■ Source records:
☆ ☆ ☆ ☆ ☆ ☆ ☆
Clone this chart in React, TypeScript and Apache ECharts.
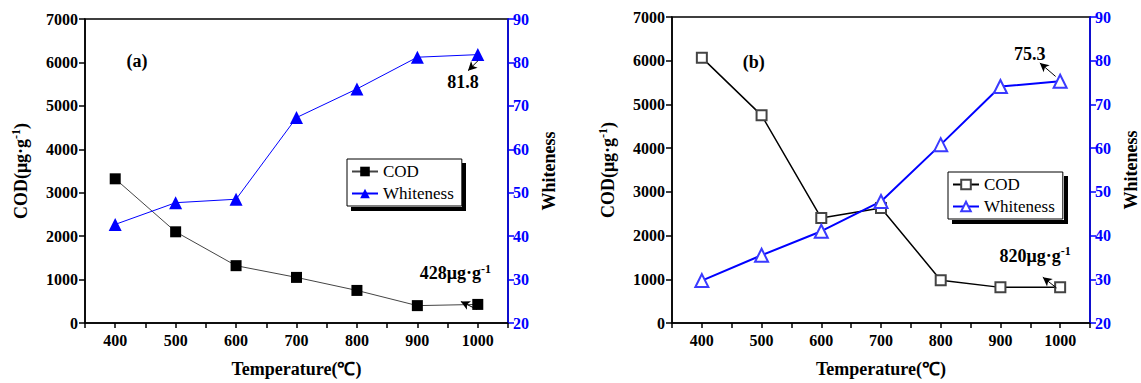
import React, { useEffect, useRef } from "react";
import * as echarts from "echarts";

const temps = [400, 500, 600, 700, 800, 900, 1000];
const codA = [3320, 2100, 1320, 1050, 750, 400, 428];
const whiteA = [42.7, 47.7, 48.5, 67.3, 73.9, 81.2, 81.8];
const codB = [6070, 4750, 2400, 2630, 980, 815, 820];
const whiteB = [29.7, 35.5, 41.0, 47.8, 60.8, 74.1, 75.3];
const xTicks = [400, 500, 600, 700, 800, 900, 1000];

const FONT = "Liberation Serif";
const BLUE = "#0000ff";

const pair = (ys: number[]) => temps.map((t, i) => [t, ys[i]]);

function textPoint(x: number, y: number, txt: string) {
  return {
    coord: [x, y],
    symbol: "circle",
    symbolSize: 0,
    label: {
      show: true,
      position: "inside",
      formatter: txt,
      color: "#000",
      fontFamily: FONT,
      fontWeight: "bold",
      fontSize: 18,
      rich: {
        b: { fontFamily: FONT, fontWeight: "bold", fontSize: 18, color: "#000" },
        sup: { fontFamily: FONT, fontWeight: "bold", fontSize: 12, color: "#000", verticalAlign: "top", padding: [0, 0, 9, 0] },
      },
    },
  };
}

function arrow(x1: number, y1: number, x2: number, y2: number) {
  return [{ coord: [x1, y1] }, { coord: [x2, y2] }];
}

function xAxisCfg(gi: number) {
  return {
    type: "value",
    gridIndex: gi,
    min: 350,
    max: 1050,
    interval: 50,
    axisLine: { show: true, lineStyle: { color: "#000", width: 1.5 } },
    axisTick: { show: true, length: 5, lineStyle: { color: "#000", width: 1.5 } },
    axisLabel: {
      formatter: (v: number) => (xTicks.includes(v) ? String(v) : ""),
      color: "#000",
      fontFamily: FONT,
      fontWeight: "bold",
      fontSize: 16,
      margin: 9,
    },
    splitLine: { show: false },
    name: "Temperature(℃)",
    nameLocation: "middle",
    nameGap: 37,
    nameTextStyle: { color: "#000", fontFamily: FONT, fontWeight: "bold", fontSize: 18 },
  };
}

function leftY(gi: number) {
  return {
    type: "value",
    gridIndex: gi,
    position: "left",
    min: 0,
    max: 7000,
    interval: 1000,
    axisLine: { show: true, lineStyle: { color: "#000", width: 1.5 } },
    axisTick: { show: true, length: 6, lineStyle: { color: "#000", width: 1.5 } },
    axisLabel: { formatter: (v: number) => String(v), color: "#000", fontFamily: FONT, fontWeight: "bold", fontSize: 16, margin: 7 },
    splitLine: { show: false },
    name: "COD(μg·g{sup|-1})",
    nameLocation: "middle",
    nameRotate: 90,
    nameGap: 54,
    nameTextStyle: {
      color: "#000",
      fontFamily: FONT,
      fontWeight: "bold",
      fontSize: 18,
      rich: {
        sup: { fontFamily: FONT, fontWeight: "bold", fontSize: 12, color: "#000", verticalAlign: "top", padding: [0, 0, 9, 0] },
      },
    },
  };
}

function rightY(gi: number) {
  return {
    type: "value",
    gridIndex: gi,
    position: "right",
    min: 20,
    max: 90,
    interval: 10,
    axisLine: { show: true, lineStyle: { color: BLUE, width: 1.5 } },
    axisTick: { show: true, length: 6, lineStyle: { color: BLUE, width: 1.5 } },
    axisLabel: { color: BLUE, fontFamily: FONT, fontWeight: "bold", fontSize: 16, margin: 5 },
    splitLine: { show: false },
    name: "Whiteness",
    nameLocation: "middle",
    nameRotate: 90,
    nameGap: 32,
    nameTextStyle: { color: "#000", fontFamily: FONT, fontWeight: "bold", fontSize: 18 },
  };
}

function legendCfg(names: string[], left: number, top: number) {
  return {
    data: names,
    left,
    top,
    orient: "vertical",
    backgroundColor: "#fff",
    borderColor: "#000",
    borderWidth: 1,
    padding: [4, 8, 4, 4],
    itemGap: 5,
    itemWidth: 26,
    itemHeight: 12,
    selectedMode: false,
    formatter: (n: string) => n.split("_")[0],
    textStyle: { fontFamily: FONT, fontSize: 17, color: "#000" },
  };
}

const markLineBase = {
  silent: true,
  symbol: ["none", "arrow"],
  symbolSize: [7, 9],
  label: { show: false },
  lineStyle: { color: "#000", width: 1, type: "solid" },
};

export default function App() {
  const ref = useRef<HTMLDivElement>(null);
  useEffect(() => {
    if (!ref.current) return;
    const chart = echarts.init(ref.current, null, { renderer: "svg" });
    const option = {
      animation: false,
      grid: [
        { left: 85, right: 633, top: 19, bottom: 52, show: true, borderColor: "#000", borderWidth: 1.5 },
        { left: 672, right: 44, top: 17, bottom: 52, show: true, borderColor: "#000", borderWidth: 1.5 },
      ],
      graphic: [
        { type: "rect", z: 100, shape: { x: 462, y: 163, width: 4, height: 48 }, style: { fill: "#000" } },
        { type: "rect", z: 100, shape: { x: 351, y: 207, width: 115, height: 4 }, style: { fill: "#000" } },
        { type: "rect", z: 100, shape: { x: 1064, y: 176, width: 4, height: 48 }, style: { fill: "#000" } },
        { type: "rect", z: 100, shape: { x: 952, y: 220, width: 116, height: 4 }, style: { fill: "#000" } },
      ],
      xAxis: [xAxisCfg(0), xAxisCfg(1)],
      yAxis: [leftY(0), rightY(0), leftY(1), rightY(1)],
      legend: [legendCfg(["COD_a", "Whiteness_a"], 347, 159), legendCfg(["COD_b", "Whiteness_b"], 948, 172)],
      series: [
        {
          name: "COD_a",
          type: "line",
          xAxisIndex: 0,
          yAxisIndex: 0,
          data: pair(codA),
          symbol: "rect",
          symbolSize: 11,
          itemStyle: { color: "#000" },
          lineStyle: { color: "#444", width: 1 },
          markLine: { ...markLineBase, data: [arrow(998.7, 314, 972, 494)] },
          markPoint: {
            silent: true,
            data: [textPoint(436, 6036, "(a)"), textPoint(963, 1144, "{b|428μg·g}{sup|-1}")],
          },
        },
        {
          name: "Whiteness_a",
          type: "line",
          xAxisIndex: 0,
          yAxisIndex: 1,
          data: pair(whiteA),
          symbol: "triangle",
          symbolSize: 13,
          itemStyle: { color: BLUE },
          lineStyle: { color: BLUE, width: 1 },
          markLine: { ...markLineBase, data: [arrow(1000.4, 80.4, 983.8, 78.1)] },
          markPoint: { silent: true, data: [textPoint(975.5, 75.4, "81.8")] },
        },
        {
          name: "COD_b",
          type: "line",
          xAxisIndex: 1,
          yAxisIndex: 2,
          data: pair(codB),
          symbol: "emptyRect",
          symbolSize: 10,
          itemStyle: { color: "#444", borderWidth: 1 },
          lineStyle: { color: "#000", width: 1.5 },
          markLine: { ...markLineBase, data: [arrow(994, 802, 971, 1048)] },
          markPoint: {
            silent: true,
            data: [textPoint(487, 5974, "(b)"), textPoint(958, 1538, "{b|820μg·g}{sup|-1}")],
          },
        },
        {
          name: "Whiteness_b",
          type: "line",
          xAxisIndex: 1,
          yAxisIndex: 3,
          data: pair(whiteB),
          symbol: "emptyTriangle",
          symbolSize: 13,
          itemStyle: { color: "#3a3aff", borderWidth: 1 },
          lineStyle: { color: BLUE, width: 2 },
          markLine: { ...markLineBase, data: [arrow(992.4, 76.4, 966, 79.5)] },
          markPoint: { silent: true, data: [textPoint(949, 81.5, "75.3")] },
        },
      ],
    };
    chart.setOption(option as any);
    return () => chart.dispose();
  }, []);
  return <div ref={ref} style={{ position: "absolute", left: 0, top: 0, width: 1141, height: 383, background: "#fff" }} />;
}
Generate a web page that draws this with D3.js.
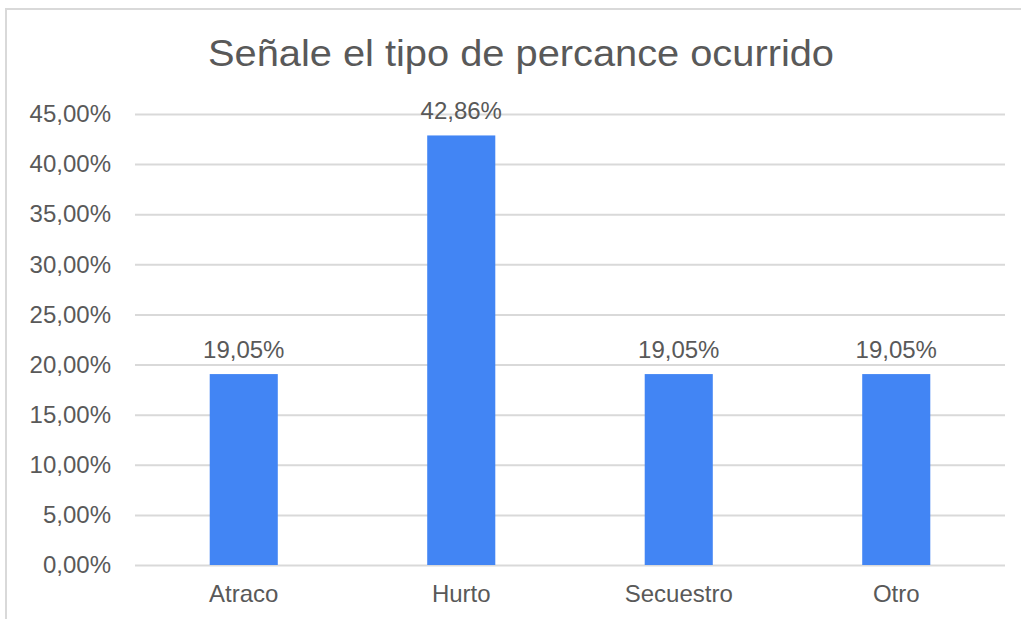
☆ ☆ ☆ ☆ ☆ ☆ ☆
■ Short problem:
Exclude the pictures, and transcribe all of the material exactly.

■ Response to this exercise:
Clone this chart in React, TypeScript and Apache ECharts.
import React, { useEffect, useRef } from "react";
import * as echarts from "echarts";

const temps = [400, 500, 600, 700, 800, 900, 1000];
const codA = [3320, 2100, 1320, 1050, 750, 400, 428];
const whiteA = [42.7, 47.7, 48.5, 67.3, 73.9, 81.2, 81.8];
const codB = [6070, 4750, 2400, 2630, 980, 815, 820];
const whiteB = [29.7, 35.5, 41.0, 47.8, 60.8, 74.1, 75.3];
const xTicks = [400, 500, 600, 700, 800, 900, 1000];

const FONT = "Liberation Serif";
const BLUE = "#0000ff";

const pair = (ys: number[]) => temps.map((t, i) => [t, ys[i]]);

function textPoint(x: number, y: number, txt: string) {
  return {
    coord: [x, y],
    symbol: "circle",
    symbolSize: 0,
    label: {
      show: true,
      position: "inside",
      formatter: txt,
      color: "#000",
      fontFamily: FONT,
      fontWeight: "bold",
      fontSize: 18,
      rich: {
        b: { fontFamily: FONT, fontWeight: "bold", fontSize: 18, color: "#000" },
        sup: { fontFamily: FONT, fontWeight: "bold", fontSize: 12, color: "#000", verticalAlign: "top", padding: [0, 0, 9, 0] },
      },
    },
  };
}

function arrow(x1: number, y1: number, x2: number, y2: number) {
  return [{ coord: [x1, y1] }, { coord: [x2, y2] }];
}

function xAxisCfg(gi: number) {
  return {
    type: "value",
    gridIndex: gi,
    min: 350,
    max: 1050,
    interval: 50,
    axisLine: { show: true, lineStyle: { color: "#000", width: 1.5 } },
    axisTick: { show: true, length: 5, lineStyle: { color: "#000", width: 1.5 } },
    axisLabel: {
      formatter: (v: number) => (xTicks.includes(v) ? String(v) : ""),
      color: "#000",
      fontFamily: FONT,
      fontWeight: "bold",
      fontSize: 16,
      margin: 9,
    },
    splitLine: { show: false },
    name: "Temperature(℃)",
    nameLocation: "middle",
    nameGap: 37,
    nameTextStyle: { color: "#000", fontFamily: FONT, fontWeight: "bold", fontSize: 18 },
  };
}

function leftY(gi: number) {
  return {
    type: "value",
    gridIndex: gi,
    position: "left",
    min: 0,
    max: 7000,
    interval: 1000,
    axisLine: { show: true, lineStyle: { color: "#000", width: 1.5 } },
    axisTick: { show: true, length: 6, lineStyle: { color: "#000", width: 1.5 } },
    axisLabel: { formatter: (v: number) => String(v), color: "#000", fontFamily: FONT, fontWeight: "bold", fontSize: 16, margin: 7 },
    splitLine: { show: false },
    name: "COD(μg·g{sup|-1})",
    nameLocation: "middle",
    nameRotate: 90,
    nameGap: 54,
    nameTextStyle: {
      color: "#000",
      fontFamily: FONT,
      fontWeight: "bold",
      fontSize: 18,
      rich: {
        sup: { fontFamily: FONT, fontWeight: "bold", fontSize: 12, color: "#000", verticalAlign: "top", padding: [0, 0, 9, 0] },
      },
    },
  };
}

function rightY(gi: number) {
  return {
    type: "value",
    gridIndex: gi,
    position: "right",
    min: 20,
    max: 90,
    interval: 10,
    axisLine: { show: true, lineStyle: { color: BLUE, width: 1.5 } },
    axisTick: { show: true, length: 6, lineStyle: { color: BLUE, width: 1.5 } },
    axisLabel: { color: BLUE, fontFamily: FONT, fontWeight: "bold", fontSize: 16, margin: 5 },
    splitLine: { show: false },
    name: "Whiteness",
    nameLocation: "middle",
    nameRotate: 90,
    nameGap: 32,
    nameTextStyle: { color: "#000", fontFamily: FONT, fontWeight: "bold", fontSize: 18 },
  };
}

function legendCfg(names: string[], left: number, top: number) {
  return {
    data: names,
    left,
    top,
    orient: "vertical",
    backgroundColor: "#fff",
    borderColor: "#000",
    borderWidth: 1,
    padding: [4, 8, 4, 4],
    itemGap: 5,
    itemWidth: 26,
    itemHeight: 12,
    selectedMode: false,
    formatter: (n: string) => n.split("_")[0],
    textStyle: { fontFamily: FONT, fontSize: 17, color: "#000" },
  };
}

const markLineBase = {
  silent: true,
  symbol: ["none", "arrow"],
  symbolSize: [7, 9],
  label: { show: false },
  lineStyle: { color: "#000", width: 1, type: "solid" },
};

export default function App() {
  const ref = useRef<HTMLDivElement>(null);
  useEffect(() => {
    if (!ref.current) return;
    const chart = echarts.init(ref.current, null, { renderer: "svg" });
    const option = {
      animation: false,
      grid: [
        { left: 85, right: 633, top: 19, bottom: 52, show: true, borderColor: "#000", borderWidth: 1.5 },
        { left: 672, right: 44, top: 17, bottom: 52, show: true, borderColor: "#000", borderWidth: 1.5 },
      ],
      graphic: [
        { type: "rect", z: 100, shape: { x: 462, y: 163, width: 4, height: 48 }, style: { fill: "#000" } },
        { type: "rect", z: 100, shape: { x: 351, y: 207, width: 115, height: 4 }, style: { fill: "#000" } },
        { type: "rect", z: 100, shape: { x: 1064, y: 176, width: 4, height: 48 }, style: { fill: "#000" } },
        { type: "rect", z: 100, shape: { x: 952, y: 220, width: 116, height: 4 }, style: { fill: "#000" } },
      ],
      xAxis: [xAxisCfg(0), xAxisCfg(1)],
      yAxis: [leftY(0), rightY(0), leftY(1), rightY(1)],
      legend: [legendCfg(["COD_a", "Whiteness_a"], 347, 159), legendCfg(["COD_b", "Whiteness_b"], 948, 172)],
      series: [
        {
          name: "COD_a",
          type: "line",
          xAxisIndex: 0,
          yAxisIndex: 0,
          data: pair(codA),
          symbol: "rect",
          symbolSize: 11,
          itemStyle: { color: "#000" },
          lineStyle: { color: "#444", width: 1 },
          markLine: { ...markLineBase, data: [arrow(998.7, 314, 972, 494)] },
          markPoint: {
            silent: true,
            data: [textPoint(436, 6036, "(a)"), textPoint(963, 1144, "{b|428μg·g}{sup|-1}")],
          },
        },
        {
          name: "Whiteness_a",
          type: "line",
          xAxisIndex: 0,
          yAxisIndex: 1,
          data: pair(whiteA),
          symbol: "triangle",
          symbolSize: 13,
          itemStyle: { color: BLUE },
          lineStyle: { color: BLUE, width: 1 },
          markLine: { ...markLineBase, data: [arrow(1000.4, 80.4, 983.8, 78.1)] },
          markPoint: { silent: true, data: [textPoint(975.5, 75.4, "81.8")] },
        },
        {
          name: "COD_b",
          type: "line",
          xAxisIndex: 1,
          yAxisIndex: 2,
          data: pair(codB),
          symbol: "emptyRect",
          symbolSize: 10,
          itemStyle: { color: "#444", borderWidth: 1 },
          lineStyle: { color: "#000", width: 1.5 },
          markLine: { ...markLineBase, data: [arrow(994, 802, 971, 1048)] },
          markPoint: {
            silent: true,
            data: [textPoint(487, 5974, "(b)"), textPoint(958, 1538, "{b|820μg·g}{sup|-1}")],
          },
        },
        {
          name: "Whiteness_b",
          type: "line",
          xAxisIndex: 1,
          yAxisIndex: 3,
          data: pair(whiteB),
          symbol: "emptyTriangle",
          symbolSize: 13,
          itemStyle: { color: "#3a3aff", borderWidth: 1 },
          lineStyle: { color: BLUE, width: 2 },
          markLine: { ...markLineBase, data: [arrow(992.4, 76.4, 966, 79.5)] },
          markPoint: { silent: true, data: [textPoint(949, 81.5, "75.3")] },
        },
      ],
    };
    chart.setOption(option as any);
    return () => chart.dispose();
  }, []);
  return <div ref={ref} style={{ position: "absolute", left: 0, top: 0, width: 1141, height: 383, background: "#fff" }} />;
}
Generate a web page that draws this with D3.js.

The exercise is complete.